There’s also the Modified Business Tax (MBT). This is essentially a payroll tax. For most general businesses, you pay about 1.17% on total wages after deducting health insurance costs, but only on the portion of wages that exceed $50,000 in a quarter. It’s a way for the state to tax "business activity" without calling it an income tax.

What Most People Get Wrong About Moving to Nevada

I see this all the time: people think they can just rent a P.O. Box in Vegas, keep their job in San Francisco, and magically stop paying California taxes.

It doesn't work like that.

To truly benefit from Nevada’s lack of state income tax, you have to establish "domicile." This means Nevada must be your true, permanent home.

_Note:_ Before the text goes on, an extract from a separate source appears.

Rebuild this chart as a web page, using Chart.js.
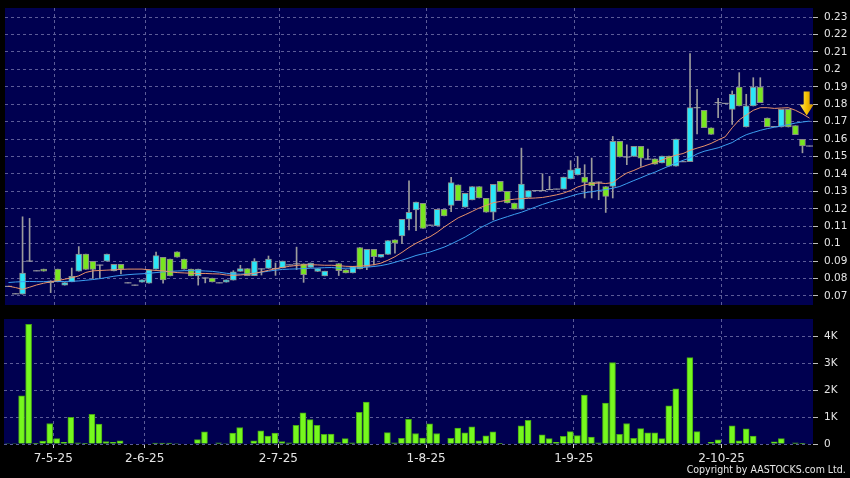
<!doctype html>
<html lang="en">
<head>
<meta charset="utf-8">
<title>Price and volume</title>
<style>
  html, body { margin: 0; padding: 0; background: #000; }
  #wrap { position: relative; width: 850px; height: 478px; overflow: hidden; background: #000; }
  #priceBox { position: absolute; left: 0; top: 0; width: 850px; height: 310px; }
  #volBox { position: absolute; left: 0; top: 310px; width: 850px; height: 168px; }
  #copy { position: absolute; right: 4px; top: 463px; color: #e6e6e6; font: 10.5px "DejaVu Sans", sans-serif;
          white-space: nowrap; transform: scaleX(0.9); transform-origin: right top; }
</style>
</head>
<body>
<div id="wrap">
  <div id="priceBox"><canvas id="priceChart" width="850" height="310"></canvas></div>
  <div id="volBox"><canvas id="volChart" width="850" height="168"></canvas></div>
  <div id="copy">Copyright by AASTOCKS.com Ltd.</div>
</div>
<script src="https://cdn.jsdelivr.net/npm/chart.js@4.4.1/dist/chart.umd.min.js"></script>
<script>
// daily candles, oldest first
var open = [0.0755,0.0712,0.071,0.09,0.0844,0.0854,0.0776,0.0854,0.0762,0.0781,
  0.0842,0.094,0.0898,0.0877,0.09,0.0844,0.0881,0.0775,0.0762,0.0779,
  0.0773,0.0854,0.0921,0.0911,0.0953,0.0911,0.0854,0.0815,0.0803,0.0802,
  0.0775,0.0779,0.0791,0.0841,0.0857,0.0816,0.0855,0.0858,0.0857,0.0861,
  0.0878,0.0884,0.0884,0.0864,0.084,0.0815,0.09,0.0886,0.085,0.0832,
  0.0978,0.0868,0.0968,0.0922,0.0938,0.1022,0.1045,0.114,0.1194,0.1232,
  0.1106,0.1102,0.1197,0.122,0.1337,0.1209,0.1251,0.1327,0.126,0.118,
  0.1357,0.13,0.1233,0.1198,0.1265,0.1304,0.1304,0.131,0.1313,0.1313,
  0.1371,0.1394,0.1382,0.1353,0.1353,0.1328,0.1328,0.1587,0.1497,0.1501,
  0.1558,0.1485,0.1487,0.1463,0.1502,0.1445,0.147,0.147,0.178,0.1765,
  0.1665,0.1809,0.1805,0.177,0.1899,0.1669,0.179,0.1899,0.1721,0.1671,
  0.1669,0.177,0.1677,0.1598,0.156];
var high = [0.0755,0.0712,0.1154,0.1145,0.0844,0.0854,0.0787,0.0854,0.0777,0.086,
  0.0983,0.094,0.0898,0.0877,0.094,0.0881,0.0881,0.0775,0.0762,0.0792,
  0.085,0.0952,0.0921,0.0911,0.0953,0.0911,0.0854,0.0854,0.0803,0.0802,
  0.0775,0.0792,0.0845,0.0876,0.0857,0.0914,0.0855,0.0929,0.0889,0.09,
  0.0878,0.098,0.0884,0.0889,0.0857,0.0842,0.09,0.0886,0.085,0.0868,
  0.0978,0.0968,0.0968,0.0938,0.1018,0.1022,0.114,0.136,0.1238,0.1232,
  0.1106,0.1197,0.1197,0.138,0.1337,0.1289,0.1327,0.1327,0.126,0.134,
  0.1357,0.13,0.1233,0.1548,0.1304,0.1304,0.1401,0.1386,0.1313,0.1382,
  0.1476,0.15,0.1453,0.1491,0.1353,0.1328,0.1615,0.1587,0.1567,0.1558,
  0.1558,0.1543,0.1487,0.1502,0.1502,0.16,0.147,0.209,0.1885,0.1765,
  0.1665,0.1834,0.1805,0.1876,0.1981,0.1857,0.1952,0.1952,0.1721,0.1671,
  0.177,0.177,0.1677,0.1598,0.156];
var low = [0.0755,0.0712,0.071,0.09,0.0844,0.0842,0.0719,0.0781,0.0762,0.0781,
  0.0842,0.0852,0.08,0.08,0.09,0.0844,0.0827,0.0775,0.0762,0.0779,
  0.0773,0.0854,0.0773,0.0815,0.0923,0.0854,0.0815,0.0762,0.0775,0.078,
  0.0775,0.0779,0.0791,0.0841,0.0816,0.0816,0.082,0.0858,0.0818,0.0861,
  0.0878,0.0851,0.0778,0.0864,0.084,0.0815,0.09,0.0817,0.0832,0.0832,
  0.0855,0.085,0.0878,0.0922,0.0938,0.0945,0.1,0.1079,0.1075,0.1087,
  0.1106,0.1102,0.1159,0.1184,0.1247,0.1209,0.1251,0.1262,0.118,0.1136,
  0.13,0.1233,0.1198,0.1198,0.1265,0.1304,0.1304,0.131,0.1313,0.1313,
  0.1371,0.1394,0.1262,0.1262,0.1252,0.1179,0.1262,0.1497,0.1453,0.1501,
  0.1443,0.1485,0.1456,0.1463,0.1445,0.1445,0.147,0.147,0.163,0.1665,
  0.1627,0.1723,0.1805,0.1684,0.179,0.1669,0.179,0.1809,0.1671,0.1671,
  0.1669,0.1669,0.1625,0.1521,0.156];
var close = [0.0755,0.0712,0.0831,0.09,0.0844,0.0842,0.0787,0.0781,0.0777,0.0813,
  0.094,0.0852,0.0852,0.0877,0.094,0.0881,0.0854,0.0775,0.0762,0.0792,
  0.085,0.0931,0.0792,0.0815,0.0923,0.0854,0.0815,0.0854,0.0803,0.078,
  0.0775,0.0792,0.0838,0.0857,0.0816,0.09,0.0855,0.0911,0.0857,0.09,
  0.0878,0.0884,0.0822,0.0889,0.0857,0.0842,0.09,0.0845,0.0832,0.0868,
  0.0855,0.0968,0.0926,0.0938,0.1018,0.1003,0.114,0.118,0.1238,0.1087,
  0.1106,0.1197,0.1159,0.135,0.1247,0.1289,0.1327,0.1262,0.118,0.134,
  0.13,0.1233,0.1198,0.1342,0.1304,0.1304,0.1304,0.131,0.1313,0.1382,
  0.1424,0.1434,0.1351,0.1332,0.1353,0.1271,0.1587,0.1497,0.1497,0.1558,
  0.1491,0.1485,0.1456,0.1502,0.1445,0.16,0.147,0.178,0.178,0.1665,
  0.1627,0.1809,0.1805,0.1857,0.179,0.179,0.1899,0.1809,0.1671,0.1671,
  0.177,0.1669,0.1625,0.156,0.156];
// moving averages
var ma10 = [0.0756,0.0748,0.0738,0.075,0.0763,0.0773,0.0781,0.0788,0.0796,0.0804,
  0.0815,0.0835,0.0844,0.0846,0.0848,0.085,0.0852,0.0854,0.0854,0.0854,
  0.085,0.0846,0.0844,0.0838,0.0834,0.0832,0.083,0.0829,0.0829,0.0827,
  0.0826,0.082,0.0818,0.082,0.0824,0.083,0.0838,0.0847,0.0856,0.0864,
  0.087,0.0875,0.0878,0.0879,0.0878,0.0876,0.0876,0.0874,0.087,0.0869,
  0.0871,0.0874,0.0879,0.0888,0.0905,0.0925,0.095,0.0978,0.1002,0.1022,
  0.104,0.1065,0.1095,0.1122,0.1148,0.1166,0.1185,0.1205,0.122,0.1235,
  0.1242,0.125,0.1255,0.1258,0.126,0.1262,0.1265,0.1272,0.128,0.129,
  0.1305,0.1325,0.1338,0.1344,0.1348,0.1345,0.135,0.138,0.1405,0.142,
  0.1438,0.1452,0.1465,0.148,0.1495,0.1508,0.1517,0.1535,0.1548,0.156,
  0.1575,0.1595,0.1613,0.1665,0.171,0.1738,0.1765,0.178,0.178,0.1776,
  0.1778,0.178,0.1765,0.1745,0.172];
var ma20 = [0.0777,0.078,0.0782,0.0783,0.0782,0.0782,0.0783,0.0783,0.0783,0.0784,
  0.0786,0.079,0.0794,0.0799,0.0806,0.0813,0.0818,0.0822,0.0825,0.0827,
  0.083,0.0834,0.0838,0.0841,0.0843,0.0845,0.0845,0.0845,0.0843,0.0841,
  0.0836,0.083,0.0826,0.0825,0.0826,0.083,0.0836,0.0842,0.0848,0.0852,
  0.0854,0.0855,0.0857,0.0859,0.086,0.0862,0.0863,0.0859,0.0859,0.086,
  0.0862,0.0865,0.0869,0.0874,0.0882,0.0893,0.0905,0.0918,0.0932,0.0942,
  0.0952,0.0966,0.098,0.0998,0.1018,0.1038,0.1062,0.1088,0.1108,0.1128,
  0.1142,0.1155,0.1168,0.118,0.1195,0.121,0.1225,0.1238,0.125,0.126,
  0.1272,0.1284,0.1292,0.1298,0.1305,0.131,0.1318,0.1328,0.1345,0.1362,
  0.1378,0.1395,0.141,0.1428,0.1445,0.1462,0.1478,0.1492,0.1515,0.153,
  0.154,0.155,0.1565,0.158,0.1605,0.1625,0.1638,0.165,0.166,0.1668,
  0.1675,0.1683,0.1692,0.1698,0.1703];
// volume in thousands
var volume = [0.02,0.02,1.78,4.43,0.01,0.11,0.76,0.2,0.06,0.99,
  0.04,0.01,1.1,0.74,0.09,0.06,0.12,0,0,0,
  0,0.03,0.03,0.03,0.02,0,0,0.16,0.45,0,
  0.04,0.02,0.4,0.61,0,0.12,0.49,0.29,0.4,0.09,
  0.04,0.69,1.15,0.9,0.69,0.36,0.37,0.05,0.2,0.04,
  1.17,1.55,0,0,0.42,0.04,0.21,0.91,0.39,0.22,
  0.75,0.39,0,0.21,0.59,0.41,0.64,0.12,0.3,0.45,
  0.01,0,0,0.67,0.88,0,0.34,0.2,0.06,0.28,
  0.46,0.31,1.81,0.26,0.04,1.52,3.02,0.36,0.76,0.21,
  0.57,0.41,0.41,0.2,1.41,2.04,0,3.2,0.46,0,
  0.06,0.15,0,0.67,0.12,0.56,0.29,0,0,0.08,
  0.2,0,0.04,0.01,0];

var tickIndex = [7, 20, 39, 60, 81, 102];
var tickText = ['7-5-25', '2-6-25', '2-7-25', '1-8-25', '1-9-25', '2-10-25'];
var priceTicks = [0.07,0.08,0.09,0.1,0.11,0.12,0.13,0.14,0.15,0.16,0.17,0.18,0.19,0.2,0.21,0.22,0.23];
var volTicks = [0, 1, 2, 3, 4];
var volTickText = ['0', '1K', '2K', '3K', '4K'];
var arrowMark = { index: 113.6, value: 0.1735 };

var navy = '#000050';
var gridColor = '#5c5c98';
var textColor = '#e4e4e4';
var fontFamily = '"DejaVu Sans", sans-serif';

var days = open.map(function(v, i) { return i; });
var wickData = low.map(function(v, i) { return [low[i], high[i]]; });
var bodyData = open.map(function(v, i) { return open[i] === close[i] ? null : [open[i], close[i]]; });
var dojiData = open.map(function(v, i) { return open[i] === close[i] ? close[i] : null; });
var bodyColors = open.map(function(v, i) { return close[i] > open[i] ? '#2ae6f8' : '#78e620'; });

function hasLabel(i) { return tickIndex.indexOf(i) >= 0; }

var plotBg = {
	id: 'plotBg',
	beforeDraw: function(chart) {
		var a = chart.chartArea, c = chart.ctx;
		c.save();
		c.fillStyle = navy;
		c.fillRect(a.left, a.top, a.right - a.left, a.bottom - a.top);
		c.restore();
	}
};

var downArrow = {
	id: 'downArrow',
	afterDatasetsDraw: function(chart) {
		var c = chart.ctx;
		var x = chart.scales.x.getPixelForValue(arrowMark.index);
		var y = chart.scales.y.getPixelForValue(arrowMark.value);
		var g = c.createLinearGradient(x - 7, 0, x + 7, 0);
		g.addColorStop(0, '#ffe866');
		g.addColorStop(0.5, '#f5c000');
		g.addColorStop(1, '#c98c00');
		c.save();
		c.beginPath();
		c.moveTo(x, y);
		c.lineTo(x - 7, y - 11);
		c.lineTo(x - 3, y - 11);
		c.lineTo(x - 3, y - 24);
		c.lineTo(x + 3, y - 24);
		c.lineTo(x + 3, y - 11);
		c.lineTo(x + 7, y - 11);
		c.closePath();
		c.fillStyle = g;
		c.fill();
		c.restore();
	}
};

function xAxis(showLabels) {
	return {
		type: 'category',
		offset: true,
		grid: {
			offset: true,
			color: function(ctx) { return hasLabel(ctx.index) ? gridColor : 'rgba(0,0,0,0)'; },
			drawTicks: showLabels,
			tickLength: 4,
			tickColor: function(ctx) { return hasLabel(ctx.index) ? '#d0d0d0' : 'rgba(0,0,0,0)'; }
		},
		border: { display: false, dash: [3, 3] },
		ticks: {
			display: showLabels,
			autoSkip: false,
			maxRotation: 0,
			minRotation: 0,
			labelOffset: -3.5,
			padding: 4,
			color: textColor,
			font: { family: fontFamily, size: 12 },
			callback: function(v, i) { var k = tickIndex.indexOf(i); return k < 0 ? '' : tickText[k]; }
		},
		afterFit: function(s) { s.height = showLabels ? 34 : 0; s.paddingLeft = 0; s.paddingRight = 0; }
	};
}

function yAxis(min, max, tickValues, format) {
	return {
		position: 'right',
		min: min,
		max: max,
		afterBuildTicks: function(s) { s.ticks = tickValues.map(function(v) { return { value: v }; }); },
		grid: { color: gridColor, tickLength: 5, tickColor: '#bdbdbd' },
		border: { display: false, dash: [3, 3] },
		ticks: {
			padding: 6,
			color: textColor,
			font: { family: fontFamily, size: 10.5 },
			callback: format
		},
		afterFit: function(s) { s.width = 37; s.paddingTop = 0; s.paddingBottom = 0; }
	};
}

Chart.defaults.animation = false;
Chart.defaults.plugins.legend.display = false;
Chart.defaults.plugins.tooltip.enabled = false;

new Chart('priceChart', {
	type: 'bar',
	data: {
		labels: days,
		datasets: [
			{ type: 'line', data: ma10, borderColor: '#e8926a', borderWidth: 1, pointRadius: 0 },
			{ type: 'line', data: ma20, borderColor: '#3c9ff0', borderWidth: 1, pointRadius: 0 },
			{ type: 'line', data: dojiData, showLine: false, pointStyle: 'line', pointRadius: 3.5,
			  pointBorderColor: '#a8a8a8', pointBorderWidth: 1 },
			{ type: 'bar', data: bodyData, grouped: false, barThickness: 6, backgroundColor: bodyColors,
			  borderColor: '#8a8a8a', borderWidth: 1, borderSkipped: false },
			{ type: 'bar', data: wickData, grouped: false, barThickness: 1, backgroundColor: '#9c9c9c', borderWidth: 0 }
		]
	},
	options: {
		responsive: false,
		layout: { padding: { top: 8, left: 4, right: 0, bottom: 5 } },
		scales: {
			x: xAxis(false),
			y: yAxis(0.0648, 0.2352, priceTicks, function(v) { return String(+v.toFixed(2)); })
		}
	},
	plugins: [plotBg, downArrow]
});

new Chart('volChart', {
	type: 'bar',
	data: {
		labels: days,
		datasets: [
			{ data: volume, barThickness: 6, backgroundColor: '#76f81e', borderColor: '#46a616', borderWidth: 1 }
		]
	},
	options: {
		responsive: false,
		layout: { padding: { top: 9, left: 4, right: 0, bottom: 0 } },
		scales: {
			x: xAxis(true),
			y: yAxis(0, 4.63, volTicks, function(v, i) { return volTickText[i]; })
		}
	},
	plugins: [plotBg]
});
</script>
</body>
</html>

If you spend 200 days a year working in a state with high taxes, that state is probably going to come knocking for their share, regardless of where your driver's license says you live.

Taxing authorities in states like New York or California are notoriously aggressive. They look at where you vote, where your kids go to school, and even where you keep your "near and dear" items (like family photos or your dog). You can’t just "check out" of taxes by having a Nevada address if your life is still centered elsewhere.

Property Taxes: The Hidden Perk

One thing people often overlook is that Nevada’s property taxes are actually quite reasonable. While the "no income tax" gets all the headlines, the property tax situation is a quiet win for homeowners.

The effective property tax rate in Nevada is roughly 0.48%, which is well below the national average. Plus, the state has an abatement law that caps how much your tax bill can increase year-over-year—usually limited to a 3% increase for primary residences. This prevents the "gentrification tax jump" that happens in places like Texas, where a spike in home values can lead to a tax bill you suddenly can't afford.

Actionable Steps for New or Prospective Residents

If you are planning to move to take advantage of the tax climate, don't just wing it.

  1. Document Your Domicile: Get a Nevada driver’s license, register your car (it’s expensive here, be warned!), and register to vote immediately.
  2. Watch the "Source" Income: If you live in Nevada but own a rental property in another state, or you’re a partner in a business located in a different state, you will likely still owe taxes to that state on that specific income. Nevada can’t protect you from other states' laws.
  3. Calculate the Sales Tax Trade-off: If you’re a high spender who buys a lot of "stuff" (cars, luxury goods, expensive meals), do the math. The 8.375% sales tax in Vegas might eat up a chunk of what you’re saving on income tax.
  4. Business Owners: If your revenue is approaching that $4 million mark, start tracking your "gross receipts" specifically from Nevada sources. The Commerce Tax filing is required even if you owe $0, provided you hit certain thresholds.

The "Nevada tax advantage" is very real, but it’s a structural trade-off. You trade a slice of your paycheck for higher costs at the cash register. For most high-earners and retirees, it’s a winning deal. Just don't expect the government to be completely invisible when you go to buy a new truck or a bottle of bourbon.


Next Steps:
If you're moving for business, check the Nevada Secretary of State’s SilverFlume portal to handle your business license and initial filings. For individuals, your first "tax task" isn't a state return—it's ensuring your federal withholdings are adjusted since you no longer have a state tax "cushion" being taken out of your check.